Event Date: November 13, 2019 - 5:00 pm to 7:00 pm
Location: FSS 4004, FSS Building, 120 University Private, Ottawa
Presented by CIPS and the Asian Studies Network (ASN)
Description: The Jan. 11, 2020, elections will mark a pivotal moment in Taiwan’s democratic history, pitting Tsai Ing-wen of the pro-democracy camp against the Kuomintang’s Han Kuo-yu, a populist and Beijing’s favorite whose campaign has focused on money-making and closer ties with China. As Taiwanese decide on the kind of country they want for themselves, Beijing is expected to deploy its full apparatus of propaganda and “sharp power” to influence the outcome of the elections and shape the environment in its favor. In his talk, the Taipei-based security analyst J. Michael Cole discusses the parties’ strategies, the stakes, the potential impact on Taiwan’s future engagement with democratic partners, and the various tools the Chinese Communist Party is expected to utilize to interfere in Taiwan’s democratic processes.
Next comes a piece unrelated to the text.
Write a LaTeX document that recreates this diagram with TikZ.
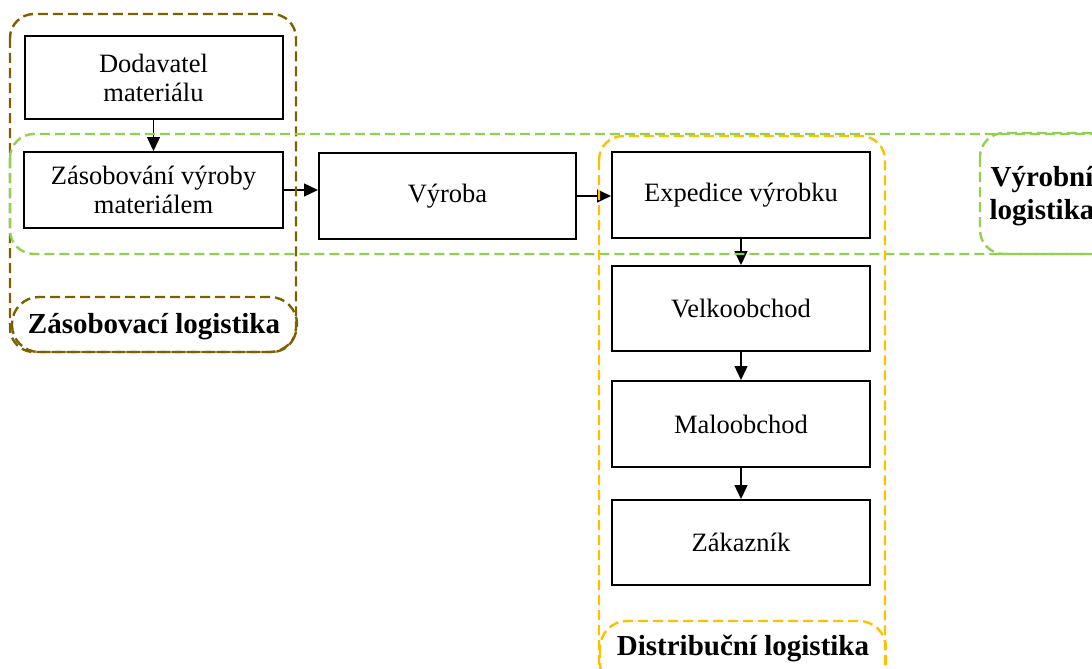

J. Michael Cole is a Taipei-based senior fellow with the Global Taiwan Institute in Washington, D.C., the Macdonald-Laurier Institute in Ottawa and the Taiwan Studies Programme at the University of Nottingham, UK, as well as a research associate with the French Center for Research on Contemporary China and chief editor of Taiwan Sentinel. He is a consultant for various governments as well as the defense industry. Prior to relocating to Taiwan in 2005, he was an analyst with the Canadian Security Intelligence Service in Ottawa. He has a M.A. in War Studies from the Royal Military College of Canada, the CX-77 diploma in peacekeeping from the Lester B. Pearson International Peacekeeping Center and the International Diploma in Humanitarian Assistance from the Center for International Health and Cooperation/Fordham University. From 2014-2016, he worked at the Thinking Taiwan Foundation, a think tank created by Tsai Ing-wen, currently the president of the Republic of China (Taiwan). Cole has authored the sections on Taiwan for the 2013 and 2018 IISS Military Balance and the report “The Hard Edge of Sharp Power: Understanding China’s Influence Operations Abroad,” published by the Macdonald-Laurier Institute in October 2018. He is the author of five book on Taiwan. His latest, The End of the Illusion: Cross- Strait Relations Since 2016, was published in Chinese in July 2019; the English-language version will be released by Routledge in March 2020. He is also co-editor, with Dr. Hsu Szu-chien, of the book Insidious Power: How China Undermines Democracies Worldwide, to be published in late 2019 or early 2020.